One of the young men was a Tory. At that time, this was a thing that most were quite open about. Not like now, when they would rather admit that they had embarrassing flatulence and were given to breaking wind very loudly in public places. It was a quite different time then - Iain Dunkin' Spliff was just some sort of bogeyman that Tory Grandes-Dames used to frighten naughty children with, and Davey Cameron was just a wild gleam in somebody's eye.
The second young man was a Socialist, in a rabid, undefined way. The third was me. Think of me as politically neutral, which I was compared to the other two. We were talking about the recent election results. In antique times, people could talk about party politics without automatically sniggering behind their hands. The Rabid Socialist and myself were putting the strange turn of events at the polls down to some sort of collective aberration on the part of the electorate, and the Tory - who was my close friend; in fact, both of them were - was almost apologetic about things.
After we had been in the pub for about an hour, there arrived a slight acquaintance. At least he was a slight acquaintance of mine. My Tory friend knew him a little better, and I don't think my Socialist friend knew him at all. He joined us, and was soon telling us that he had come straight from a meeting of the Young Conservatives (are there any such things now, I wonder?) Presumably, they’d been having some sort of victory whoop after the results of the week before.
Strangely enough, although I have lost touch with both my friends over the years (I moved to Wales two years after this night) I came across the name of the Serious Tory some years ago in a local government directory. He was by then the political leader of one of the swisher London Boroughs. A Serious Tory indeed. His name was unmistakable - it was Hispanic in origin. And, no, it wasn't Portaloo. But it was the sort of name that today could get him detained in a refugee camp, or on a flight to Rwanda.

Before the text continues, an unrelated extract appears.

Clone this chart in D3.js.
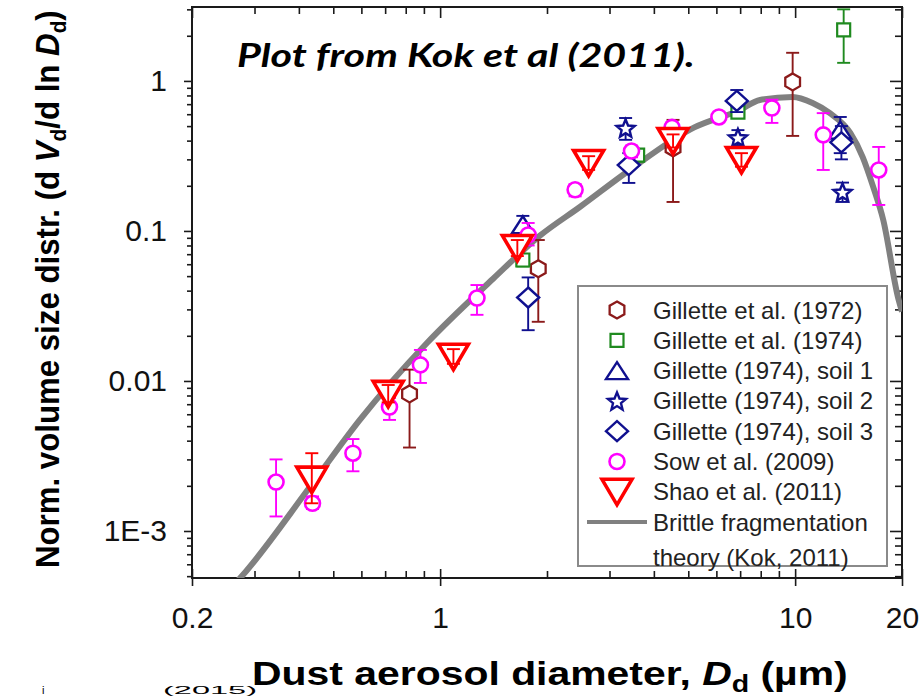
<!DOCTYPE html>
<html>
<head>
<meta charset="utf-8">
<script src="https://cdn.jsdelivr.net/npm/d3@7"></script>
<style>
  html, body { margin: 0; padding: 0; background: #fff; }
  svg { display: block; }
</style>
</head>
<body>
<svg id="chart" width="923" height="697"></svg>
<script>
// ---- Data: diameter D_d (µm), normalized dV/dlnD, lower / upper error limits ----
const gillette1972D  = [0.82, 1.89, 4.53, 9.84];
const gillette1972V  = [0.0082, 0.056, 0.358, 0.985];
const gillette1972Lo = [0.0036, 0.0248, 0.156, 0.43];
const gillette1972Hi = [0.0119, 0.087, 0.55, 1.54];

const gillette1974D  = [1.71, 3.6, 6.9, 13.7];
const gillette1974V  = [0.064, 0.32, 0.62, 2.19];
const gillette1974Lo = [0.058, 0.29, 0.57, 1.32];
const gillette1974Hi = [0.070, 0.35, 0.67, 3.0];

const soil1D  = [1.71, 13.4];
const soil1V  = [0.11, 0.47];
const soil1Lo = [0.08, 0.33];
const soil1Hi = [0.126, 0.575];

const soil2D  = [3.33, 6.9, 13.6];
const soil2V  = [0.486, 0.42, 0.182];
const soil2Lo = [0.405, 0.37, 0.156];
const soil2Hi = [0.566, 0.47, 0.21];

const soil3D  = [1.77, 3.4, 6.85, 13.5];
const soil3V  = [0.036, 0.275, 0.736, 0.39];
const soil3Lo = [0.0218, 0.209, 0.62, 0.30];
const soil3Hi = [0.049, 0.33, 0.87, 0.50];

const sowD  = [0.345, 0.437, 0.568, 0.72, 0.88, 1.27, 1.77, 2.40, 3.46, 4.5, 6.1, 8.6, 12.0, 17.2];
const sowV  = [0.00212, 0.00153, 0.0033, 0.0067, 0.0128, 0.0357, 0.094, 0.188, 0.341, 0.49, 0.575, 0.66, 0.437, 0.255];
const sowLo = [0.00125, 0.0014, 0.0025, 0.0055, 0.0097, 0.0276, 0.080, 0.170, 0.31, 0.45, 0.54, 0.525, 0.255, 0.149];
const sowHi = [0.0030, 0.0017, 0.0041, 0.0077, 0.0161, 0.0436, 0.113, 0.205, 0.37, 0.53, 0.61, 0.75, 0.61, 0.363];

const shaoD  = [0.435, 0.714, 1.09, 1.65, 2.62, 4.53, 7.06];
const shaoV  = [0.0022, 0.0082, 0.0145, 0.077, 0.284, 0.398, 0.297];
const shaoLo = [0.00153, 0.0072, 0.013, 0.068, 0.255, 0.36, 0.268];
const shaoHi = [0.0033, 0.0094, 0.0163, 0.087, 0.315, 0.44, 0.33];

// Brittle fragmentation theory curve (Kok, 2011)
const theoryD = [0.27, 0.286, 0.43, 0.594, 0.918, 1.41, 1.91, 2.48, 3.42, 5.2, 7.0, 7.96, 9.84, 11.2, 12.5, 14.3, 15.5, 16.6, 17.7, 19.5, 20];
const theoryV = [4.7e-4, 5.5e-4, 0.00197, 0.0055, 0.0179, 0.048, 0.093, 0.145, 0.255, 0.49, 0.641, 0.747, 0.782, 0.713, 0.612, 0.45, 0.311, 0.196, 0.119, 0.0359, 0.029];

// Axis ticks
const xMajor = [0.2, 1, 10, 20];
const xMajorLabels = ["0.2", "1", "10", "20"];
const xMinor = [0.3, 0.4, 0.5, 0.6, 0.7, 0.8, 0.9, 2, 3, 4, 5, 6, 7, 8, 9];
const yMajor = [1e-3, 1e-2, 0.1, 1];
const yMajorLabels = ["1E-3", "0.01", "0.1", "1"];
const yMinor = [5e-4, 6e-4, 7e-4, 8e-4, 9e-4,
                2e-3, 3e-3, 4e-3, 5e-3, 6e-3, 7e-3, 8e-3, 9e-3,
                0.02, 0.03, 0.04, 0.05, 0.06, 0.07, 0.08, 0.09,
                0.2, 0.3, 0.4, 0.5, 0.6, 0.7, 0.8, 0.9, 2, 3];
const xDomain = [0.2, 20];
const yDomain = [4.86e-4, 3.11];

// ---- Layout ----
const plot = { left: 192, right: 902, top: 7, bottom: 578 };
const svg = d3.select("#chart");
const sans = "'Liberation Sans', Arial, Helvetica, sans-serif";
const axisColor = "#1a1a1a";

const x = d3.scaleLog().domain(xDomain).range([plot.left, plot.right]);
const y = d3.scaleLog().domain(yDomain).range([plot.bottom, plot.top]);

svg.append("defs").append("clipPath").attr("id", "plotClip")
  .append("rect")
  .attr("x", plot.left).attr("y", plot.top)
  .attr("width", plot.right - plot.left).attr("height", plot.bottom - plot.top);

// ---- Axes ----
function styleAxis(g) {
  g.select(".domain").remove();
  g.selectAll(".tick line").attr("stroke", axisColor).attr("stroke-width", 1.6);
  g.selectAll(".tick text").attr("fill", "#111").attr("font-family", sans).attr("font-size", 30);
}
const noLabel = () => "";

// bottom
svg.append("g").attr("transform", `translate(0,${plot.bottom})`)
  .call(d3.axisBottom(x).tickValues(xMinor).tickSize(-7).tickFormat(noLabel)).call(styleAxis);
svg.append("g").attr("transform", `translate(0,${plot.bottom})`)
  .call(d3.axisBottom(x).tickValues(xMajor).tickSize(-9).tickFormat(noLabel)).call(styleAxis);
svg.append("g").attr("transform", `translate(0,${plot.bottom})`)
  .call(d3.axisBottom(x).tickValues(xMajor).tickSize(8).tickPadding(21)
    .tickFormat((d, i) => xMajorLabels[i])).call(styleAxis);

// top
svg.append("g").attr("transform", `translate(0,${plot.top})`)
  .call(d3.axisTop(x).tickValues(xMinor).tickSize(-7).tickFormat(noLabel)).call(styleAxis);
svg.append("g").attr("transform", `translate(0,${plot.top})`)
  .call(d3.axisTop(x).tickValues(xMajor).tickSize(-11).tickFormat(noLabel)).call(styleAxis);

// left
svg.append("g").attr("transform", `translate(${plot.left},0)`)
  .call(d3.axisLeft(y).tickValues(yMinor).tickSize(5).tickFormat(noLabel)).call(styleAxis);
svg.append("g").attr("transform", `translate(${plot.left},0)`)
  .call(d3.axisLeft(y).tickValues(yMajor).tickSize(8).tickPadding(17)
    .tickFormat((d, i) => yMajorLabels[i])).call(styleAxis);

// right
svg.append("g").attr("transform", `translate(${plot.right},0)`)
  .call(d3.axisRight(y).tickValues(yMinor).tickSize(-7).tickFormat(noLabel)).call(styleAxis);
svg.append("g").attr("transform", `translate(${plot.right},0)`)
  .call(d3.axisRight(y).tickValues(yMajor).tickSize(-12).tickFormat(noLabel)).call(styleAxis);

// frame
svg.append("rect")
  .attr("x", plot.left).attr("y", plot.top)
  .attr("width", plot.right - plot.left).attr("height", plot.bottom - plot.top)
  .attr("fill", "none").attr("stroke", axisColor).attr("stroke-width", 2);

// ---- Theory curve ----
const theory = theoryD.map((d, i) => ({ d, v: theoryV[i] }));
svg.append("path")
  .datum(theory)
  .attr("clip-path", "url(#plotClip)")
  .attr("fill", "none")
  .attr("stroke", "#808080")
  .attr("stroke-width", 6)
  .attr("d", d3.line().x(p => x(p.d)).y(p => y(p.v)).curve(d3.curveMonotoneX));

// ---- Marker shapes ----
function polygon(pts) { return "M" + pts.map(p => p[0].toFixed(2) + "," + p[1].toFixed(2)).join("L") + "Z"; }
function hexagon(r) {
  const pts = [];
  for (let k = 0; k < 6; k++) { const a = (-90 + 60 * k) * Math.PI / 180; pts.push([r * Math.cos(a), r * Math.sin(a)]); }
  return polygon(pts);
}
function star(R, r) {
  const pts = [];
  for (let k = 0; k < 10; k++) {
    const a = (-90 + 36 * k) * Math.PI / 180, rr = k % 2 ? r : R;
    pts.push([rr * Math.cos(a), rr * Math.sin(a) + 1]);
  }
  return polygon(pts);
}
const shapes = {
  hexagon: hexagon(8.5),
  square: "M-6.5,-6.5H6.5V6.5H-6.5Z",
  triUp: polygon([[0, -8.5], [11, 8.5], [-11, 8.5]]),
  star: star(9.5, 4.2),
  diamond: polygon([[0, -10], [11, 0], [0, 10], [-11, 0]]),
  circle: "M7.5,0A7.5,7.5 0 1,1 -7.5,0A7.5,7.5 0 1,1 7.5,0Z",
  triDown: polygon([[-15, -12.5], [15, -12.5], [0, 13]])
};

const seriesList = [
  { name: "Gillette et al. (1972)", d: gillette1972D, v: gillette1972V, lo: gillette1972Lo, hi: gillette1972Hi, color: "#8b1a1a", shape: "hexagon", sw: 2.3 },
  { name: "Gillette et al. (1974)", d: gillette1974D, v: gillette1974V, lo: gillette1974Lo, hi: gillette1974Hi, color: "#1f8a1f", shape: "square", sw: 2.2 },
  { name: "Gillette (1974), soil 1", d: soil1D, v: soil1V, lo: soil1Lo, hi: soil1Hi, color: "#10108f", shape: "triUp", sw: 2.4 },
  { name: "Gillette (1974), soil 2", d: soil2D, v: soil2V, lo: soil2Lo, hi: soil2Hi, color: "#10108f", shape: "star", sw: 2.4 },
  { name: "Gillette (1974), soil 3", d: soil3D, v: soil3V, lo: soil3Lo, hi: soil3Hi, color: "#10108f", shape: "diamond", sw: 2.4 },
  { name: "Sow et al. (2009)", d: sowD, v: sowV, lo: sowLo, hi: sowHi, color: "#ff00ff", shape: "circle", sw: 2.6 },
  { name: "Shao et al. (2011)", d: shaoD, v: shaoV, lo: shaoLo, hi: shaoHi, color: "#ff0000", shape: "triDown", sw: 3.6, barsOnTop: true }
];

// ---- Data points with error bars ----
const marks = svg.append("g").attr("clip-path", "url(#plotClip)");
const capHalf = 6.5;

function drawBars(g, s, pts) {
  const bars = g.selectAll(null).data(pts).join("g").attr("stroke", s.color).attr("stroke-width", 1.9).attr("fill", "none");
  bars.append("line").attr("x1", p => x(p.d)).attr("x2", p => x(p.d)).attr("y1", p => y(p.lo)).attr("y2", p => y(p.hi));
  bars.append("line").attr("x1", p => x(p.d) - capHalf).attr("x2", p => x(p.d) + capHalf).attr("y1", p => y(p.lo)).attr("y2", p => y(p.lo));
  bars.append("line").attr("x1", p => x(p.d) - capHalf).attr("x2", p => x(p.d) + capHalf).attr("y1", p => y(p.hi)).attr("y2", p => y(p.hi));
}

seriesList.forEach(s => {
  const pts = s.d.map((d, i) => ({ d, v: s.v[i], lo: s.lo[i], hi: s.hi[i] }));
  const g = marks.append("g");
  if (!s.barsOnTop) drawBars(g, s, pts);
  g.selectAll(null).data(pts).join("path")
    .attr("transform", p => `translate(${x(p.d)},${y(p.v)})`)
    .attr("d", shapes[s.shape])
    .attr("fill", "#fff")
    .attr("stroke", s.color)
    .attr("stroke-width", s.sw)
    .attr("stroke-linejoin", "miter");
  if (s.barsOnTop) drawBars(g, s, pts);
});

// ---- Legend ----
const legend = svg.append("g");
legend.append("rect").attr("x", 578).attr("y", 286).attr("width", 309).attr("height", 280)
  .attr("fill", "#fff").attr("stroke", "#8a8a8a").attr("stroke-width", 2);
const rowY = 310, rowStep = 30.3;
seriesList.forEach((s, i) => {
  const cy = rowY + i * rowStep;
  legend.append("path").attr("transform", `translate(617,${cy})`).attr("d", shapes[s.shape])
    .attr("fill", "none").attr("stroke", s.color).attr("stroke-width", s.sw);
  legend.append("text").attr("x", 653).attr("y", cy + 8.5).attr("font-family", sans).attr("font-size", 24)
    .attr("fill", "#222").text(s.name);
});
const lineY = rowY + 7 * rowStep;
legend.append("line").attr("x1", 587).attr("x2", 647).attr("y1", lineY).attr("y2", lineY)
  .attr("stroke", "#808080").attr("stroke-width", 4);
legend.append("text").attr("x", 653).attr("y", lineY + 8.5).attr("font-family", sans).attr("font-size", 24)
  .attr("fill", "#222").text("Brittle fragmentation");
legend.append("text").attr("x", 653).attr("y", lineY + 43.5).attr("font-family", sans).attr("font-size", 24)
  .attr("fill", "#222").text("theory (Kok, 2011)");

// ---- Titles ----
function fitText(t, x0, y0, width, rotate) {
  const w = t.node().getComputedTextLength();
  t.attr("transform", `translate(${x0},${y0})${rotate ? " rotate(-90)" : ""} scale(${width / w},1)`);
}

const xTitle = svg.append("text").attr("font-family", sans).attr("font-weight", "bold")
  .attr("font-size", 33).attr("fill", "#000");
xTitle.append("tspan").text("Dust aerosol diameter, ");
xTitle.append("tspan").attr("font-style", "italic").text("D");
xTitle.append("tspan").attr("font-size", 23).attr("dy", 7).text("d");
xTitle.append("tspan").attr("dy", -7).text(" (\u00b5m)");
fitText(xTitle, 252, 685, 596, false);

const yTitle = svg.append("text").attr("font-family", sans).attr("font-weight", "bold")
  .attr("font-size", 33).attr("fill", "#000");
yTitle.append("tspan").text("Norm. volume size distr. (d ");
yTitle.append("tspan").attr("font-style", "italic").text("V");
yTitle.append("tspan").attr("font-size", 22).attr("dy", 7).text("d");
yTitle.append("tspan").attr("dy", -7).text("/d ln ");
yTitle.append("tspan").attr("font-style", "italic").text("D");
yTitle.append("tspan").attr("font-size", 22).attr("dy", 7).text("d");
yTitle.append("tspan").attr("dy", -7).text(")");
fitText(yTitle, 59, 568, 558, true);

const heading = svg.append("text").attr("font-family", "Lato, 'Open Sans', sans-serif")
  .attr("font-weight", "bold").attr("font-style", "italic").attr("font-size", 33).attr("fill", "#000")
  .text("Plot from Kok et al (2011).");
fitText(heading, 237, 67, 458, false);

// small caption fragments along the lower edge
const caption = svg.append("g").attr("font-family", sans).attr("fill", "#000").attr("font-size", 11);
caption.append("text").attr("x", 42).attr("y", 694).text("i");
const year = caption.append("text").text("(2015)");
fitText(year, 163, 694, 94, false);
</script>
</body>
</html>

I forget now how or why - he was probably being baited by the Rabid Socialist - but the Serious Tory pulled out his Party Card to show us. It was being passed from hand to hand and receiving grunts of approval or disapproval appropriately. It ended up in the grasp of the Rabid Socialist. He gazed at it, glassy eyed, for a few moments, and then without a word to anyone, tore it up, deposited the pieces in the ashtray, then set them on fire with his cigarette lighter.
I remember that this devilish thing shot out flames in a rather alarming way. At first, the other three of us were too surprised at this impromptu funeral pyre to say anything. Recovering after a moment or two, my other friend was indignant. Even I thought it was a naff sort of political comment, however accurate it might have been. The Serious Tory stayed away from the Hare and Hounds from then on - well away, I should think - and I never saw him again.
*
Reel forward thirty years or so to the present day [i.e. 2007]. I have had occasional worries about seeing the Serious Tory as our Prime Minister and having MI5 or the Thought Police knocking at my door and pulling out a stun-gun. That danger seems to have passed because New Labour had the foresight to leap into the political gap left by the Tories after the damaging (for the Tories as well as everyone else) lurch to the right taken by British politics in 1979. Anyway, as far as
I could see the Serious Tory seemed to have kept out of national politics altogether. Either that or he was kept out - he was as dim as you would expect a Tory who offered his Party Card to a dangerous Socialist for ritual burning to be.
Or so I thought. Recent events lead me to suspect that he is the brains behind the latest move to get everyone to carry an identity card. He's obviously seen that the New Labour Party are the true and more sensible inheritors of Tory ideals and thrown in his lot with them. Of course, we are being told now that we need not carry the cards if we don't want to, but that won't last for long. It's just part of the softly-softly approach. The Serious Tory learned not to get his fingers (or his cards) burned in that pub more than thirty years ago.
Already we are being told that our beloved leaders have some sort of 'Smart Card' in mind, with information on blood groups, 'entitlements' (whatever they are) and so forth contained on them. You can bet your life that, with advances in technology over the few years needed for the soft sell (they surely can't be meaning what they say when they talk about a six-month consultation period) the cards will be smarter still by the time that we get them. Or maybe have them stamped on our foreheads if technology allows it by then.
They will have information on voting patterns, personality type, and say how many times a day you can pee (ah, so that's what they mean by entitlements). They will be tuned to emit a piercing whistle every time you think a thought that has not been approved by Transport House. And most important of all they will be fire-resistant, and they will be set to detonate and kill if they detect a certain kind of flame-throwing cigarette lighter in your pocket.
2024 Update
As you see, in 2007 I still felt able to treat the matter with levity. Politics now is sadly not a subject for humour so please forgive me if this brief update is straight-faced.
You will be aware that ‘photographic ID’ is required to vote in the 2024 General Election. In most cases, this will mean a driving licence. True, not everyone possesses a photographic driving licence and at present there is a lengthy list of acceptable alternatives, like passports and bus passes.
But you can be sure that a bureaucrat somewhere will soon (if they haven’t already done so) work out that photographic driving licences can provide a route to ID cards with far less hassle than there was last time. All that has to happen is for driving licences to become a subsidiary part of a person’s ID card. It will be a simple matter to introduce a two-tier ID card, with tier one entitling the legal bearer to drive and tier two not.
With today’s technology, it will be a simple matter to link the card to a central database carrying details of not only driving history and authority where appropriate, but just about everything else about them. The production of cards and checking of records will be an automatic process for not only police, but other ‘authorised people,’ The calls for ‘ID Cards’ will become as routine as those for ‘Papers’ in Occupied Europe during World War Two.